I do know those of you who dialed in could listen, you just couldn't speak. And so thank you all for those many people who shifted over to the web.
And we could see the numbers. It was probably the largest call we've had.
So thank you for that. The length of this call is actually in response to shareholders, many of you on the line, in fact, who we know well who have given us the feedback to go into a little bit more detail on this quarter.
I think you'll see a consistent quarter of operational delivery now, the operational reliability. It is that virtuous circle of safety, reliability feeding through to financial results that we've been working so hard on.
I think they do come through again this quarter. It allows us to compete well.
Probably the big thing that we're starting to see now is that we can again now plan the company for the longer term. Having progressed the Deepwater Horizon Spill Agreements in Principle is actually a big thing for shareholders.
Again, that reestablishing the financial framework, get the operating cash flow to be able to cover the capital expenditures and the dividends is our objective.

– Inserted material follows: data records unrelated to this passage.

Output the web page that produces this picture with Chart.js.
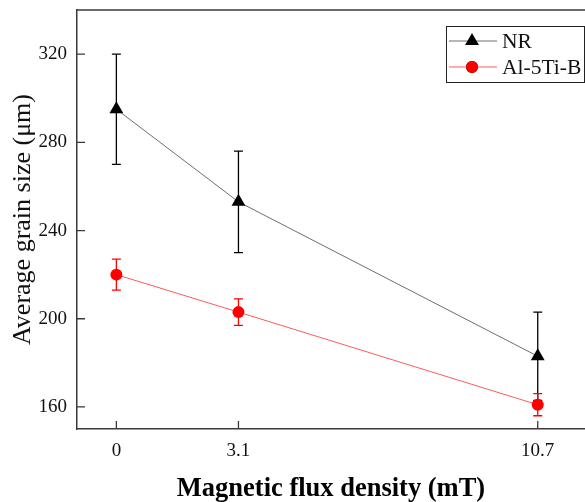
<!DOCTYPE html>
<html>
<head>
<meta charset="utf-8">
<script src="https://cdn.jsdelivr.net/npm/chart.js@4.4.1/dist/chart.umd.min.js"></script>
<style>
  html, body { margin: 0; padding: 0; background: #fff; }
  canvas { display: block; }
</style>
</head>
<body>
<canvas id="grain-chart" width="585" height="502"></canvas>
<script>
// data
var fluxDensity = [0, 3.1, 10.7];          // mT
var nrMean = [295, 253, 183];              // um
var nrErr = [25, 23, 20];
var alMean = [220, 203, 161];
var alErr = [7, 6, 5];
var yTicks = [160, 200, 240, 280, 320];
var seriesNames = ['NR', 'Al-5Ti-B'];
var errs = [nrErr, alErr];

var serif = "'Liberation Serif', 'Times New Roman', serif";
var axisColor = '#3a3a3a';

function toPoints(xs, ys) {
  var out = [];
  for (var i = 0; i < xs.length; i++) out.push({x: xs[i], y: ys[i]});
  return out;
}

// error bars, inward ticks, top frame and the boxed legend
var decorations = {
  id: 'decorations',
  beforeDatasetsDraw: function(chart) {
    var ctx = chart.ctx;
    var xs = chart.scales.x, ys = chart.scales.y;
    chart.data.datasets.forEach(function(ds, di) {
      ctx.save();
      ctx.strokeStyle = ds.pointBackgroundColor;
      ctx.lineWidth = 1.3;
      ds.data.forEach(function(p, i) {
        var px = xs.getPixelForValue(p.x);
        var top = ys.getPixelForValue(p.y + errs[di][i]);
        var bot = ys.getPixelForValue(p.y - errs[di][i]);
        ctx.beginPath();
        ctx.moveTo(px, top); ctx.lineTo(px, bot);
        ctx.moveTo(px - 4.5, top); ctx.lineTo(px + 4.5, top);
        ctx.moveTo(px - 4.5, bot); ctx.lineTo(px + 4.5, bot);
        ctx.stroke();
      });
      ctx.restore();
    });
  },
  afterDraw: function(chart) {
    var ctx = chart.ctx;
    var a = chart.chartArea;
    var xs = chart.scales.x, ys = chart.scales.y;
    ctx.save();
    ctx.strokeStyle = axisColor;
    ctx.lineWidth = 1.5;
    // top frame line
    ctx.beginPath();
    ctx.moveTo(a.left, a.top); ctx.lineTo(a.right, a.top);
    ctx.stroke();
    // inward tick marks
    ctx.lineWidth = 1.3;
    ctx.beginPath();
    yTicks.forEach(function(v) {
      var py = ys.getPixelForValue(v);
      ctx.moveTo(a.left, py); ctx.lineTo(a.left + 8, py);
    });
    fluxDensity.forEach(function(v) {
      var px = xs.getPixelForValue(v);
      ctx.moveTo(px, a.bottom); ctx.lineTo(px, a.bottom - 8);
    });
    ctx.stroke();

    // legend box
    var bx = 446, by = 26, bw = 138, bh = 56;
    ctx.fillStyle = '#fff';
    ctx.fillRect(bx, by, bw, bh);
    ctx.strokeStyle = '#222';
    ctx.lineWidth = 1;
    ctx.strokeRect(bx + 0.5, by + 0.5, bw, bh);
    chart.data.datasets.forEach(function(ds, di) {
      var ry = by + 15 + di * 26;
      ctx.strokeStyle = ds.borderColor;
      ctx.lineWidth = 1;
      ctx.beginPath();
      ctx.moveTo(bx + 3, ry); ctx.lineTo(bx + 51, ry);
      ctx.stroke();
      Chart.helpers.drawPoint(ctx, {
        pointStyle: ds.pointStyle, radius: ds.pointRadius, borderWidth: 0, rotation: 0
      }, bx + 26, ry);
      ctx.fillStyle = ds.pointBackgroundColor;
      ctx.fill();
      ctx.fillStyle = '#111';
      ctx.font = '21.5px ' + serif;
      ctx.textBaseline = 'middle';
      ctx.textAlign = 'left';
      ctx.fillText(seriesNames[di], bx + 56, ry + 1);
    });
    ctx.restore();
  }
};

new Chart(document.getElementById('grain-chart'), {
  type: 'line',
  data: {
    datasets: [{
      label: seriesNames[0],
      data: toPoints(fluxDensity, nrMean),
      borderColor: '#6e6e6e',
      borderWidth: 1,
      pointStyle: 'triangle',
      pointRadius: 8,
      pointBackgroundColor: '#000',
      pointBorderColor: '#000',
      pointBorderWidth: 0,
      tension: 0
    }, {
      label: seriesNames[1],
      data: toPoints(fluxDensity, alMean),
      borderColor: '#ff5a5a',
      borderWidth: 1,
      pointStyle: 'circle',
      pointRadius: 6,
      pointBackgroundColor: '#ff0000',
      pointBorderColor: '#ff0000',
      pointBorderWidth: 0,
      tension: 0
    }]
  },
  options: {
    responsive: false,
    animation: false,
    layout: { autoPadding: false, padding: { top: 10, right: 0, left: 0, bottom: 0 } },
    plugins: { legend: { display: false }, tooltip: { enabled: false } },
    scales: {
      x: {
        type: 'linear',
        min: -1,
        max: 11.9,
        grid: { display: false, drawTicks: false },
        border: { display: true, color: axisColor, width: 1.5 },
        afterBuildTicks: function(scale) {
          scale.ticks = fluxDensity.map(function(v) { return {value: v}; });
        },
        afterFit: function(scale) {
          scale.height = 73;
          scale.paddingLeft = 0;
          scale.paddingRight = 0;
        },
        ticks: {
          autoSkip: false,
          maxRotation: 0,
          padding: 11,
          color: '#111',
          font: { family: serif, size: 19 },
          callback: function(v) { return String(v); }
        },
        title: {
          display: true,
          text: 'Magnetic flux density (mT)',
          color: '#000',
          font: { family: serif, size: 26.5, weight: 'bold', lineHeight: 1.0 },
          padding: { top: 0, bottom: 0 }
        }
      },
      y: {
        min: 150,
        max: 340,
        grid: { display: false, drawTicks: false },
        border: { display: true, color: axisColor, width: 1.5 },
        afterBuildTicks: function(scale) {
          scale.ticks = yTicks.map(function(v) { return {value: v}; });
        },
        afterFit: function(scale) {
          scale.width = 77;
          scale.paddingTop = 0;
          scale.paddingBottom = 0;
        },
        ticks: {
          padding: 10,
          color: '#111',
          font: { family: serif, size: 19 }
        },
        title: {
          display: true,
          text: 'Average grain size (\u03bcm)',
          color: '#111',
          font: { family: serif, size: 26 },
          padding: { top: 8, bottom: 0 }
        }
      }
    }
  },
  plugins: [decorations]
});
</script>
</body>
</html>
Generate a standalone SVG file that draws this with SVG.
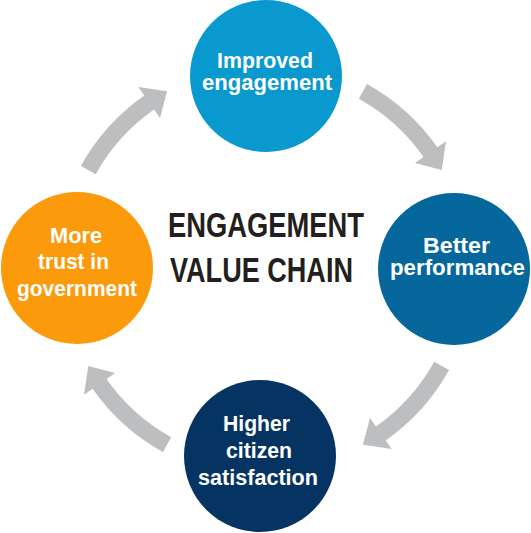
<svg xmlns="http://www.w3.org/2000/svg" xmlns:xlink="http://www.w3.org/1999/xlink" width="531" height="533" viewBox="0 0 531 533">
<style>
.lbl{font-family:"Liberation Sans","Arial",sans-serif;font-weight:bold;font-size:22px;fill:#ffffff;text-anchor:middle}
.title{font-family:"Liberation Sans","Arial",sans-serif;font-weight:bold;font-size:35px;fill:#231f20}
.arrow{fill:#bcbec0}
</style>
<defs>
<path id="arr" d="M80.9,166 A210.5,210.5 0 0 1 144.3,95.6 L138.2,87 L167.1,91.3 L160,118.1 L154,109.5 A193.5,193.5 0 0 0 95.8,174.2 Z"/>
</defs>
<rect width="531" height="533" fill="#ffffff"/>
<g id="connectors" class="arrow">
<use xlink:href="#arr"/>
<use xlink:href="#arr" transform="rotate(90 265 268)"/>
<use xlink:href="#arr" transform="rotate(180 265 268)"/>
<use xlink:href="#arr" transform="rotate(270 265 268)"/>
</g>
<g id="title">
<text class="title" x="168" y="237" textLength="196" lengthAdjust="spacingAndGlyphs">ENGAGEMENT</text>
<text class="title" x="170" y="282" textLength="183" lengthAdjust="spacingAndGlyphs">VALUE CHAIN</text>
</g>
<g id="node-top">
<circle cx="266" cy="76" r="76" fill="#0a99cf"/>
<text class="lbl" x="265" y="68" textLength="96" lengthAdjust="spacingAndGlyphs">Improved</text>
<text class="lbl" x="267" y="90" textLength="130" lengthAdjust="spacingAndGlyphs">engagement</text>
</g>
<g id="node-right">
<circle cx="454" cy="269" r="76" fill="#05679b"/>
<text class="lbl" x="456.5" y="253" textLength="67" lengthAdjust="spacingAndGlyphs">Better</text>
<text class="lbl" x="457.5" y="275" textLength="135" lengthAdjust="spacingAndGlyphs">performance</text>
</g>
<g id="node-bottom">
<circle cx="260" cy="456" r="76" fill="#053463"/>
<text class="lbl" x="256.5" y="431" textLength="67" lengthAdjust="spacingAndGlyphs">Higher</text>
<text class="lbl" x="259" y="458" textLength="66" lengthAdjust="spacingAndGlyphs">citizen</text>
<text class="lbl" x="258" y="485" textLength="120" lengthAdjust="spacingAndGlyphs">satisfaction</text>
</g>
<g id="node-left">
<circle cx="77" cy="268" r="76" fill="#fb9a0a"/>
<text class="lbl" x="76" y="243" textLength="52" lengthAdjust="spacingAndGlyphs">More</text>
<text class="lbl" x="73.5" y="269" textLength="71" lengthAdjust="spacingAndGlyphs">trust in</text>
<text class="lbl" x="77" y="296" textLength="120" lengthAdjust="spacingAndGlyphs">government</text>
</g>
</svg>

Our dividend is going to be set at a level that's consistent with the long-term cash generation that we see the underlying businesses have that capability.
We've gone through all the numbers there. And supporting all that – and we are trying to make very sustainable changes in our cost structure, we want to support that commitment we've made to sustaining the dividend.
And that remains the strong priority for us right now without sacrificing the future growth of the firm. And I think with that, thank you all very much for your patience.
And we'll be out and around seeing many of you. Thanks.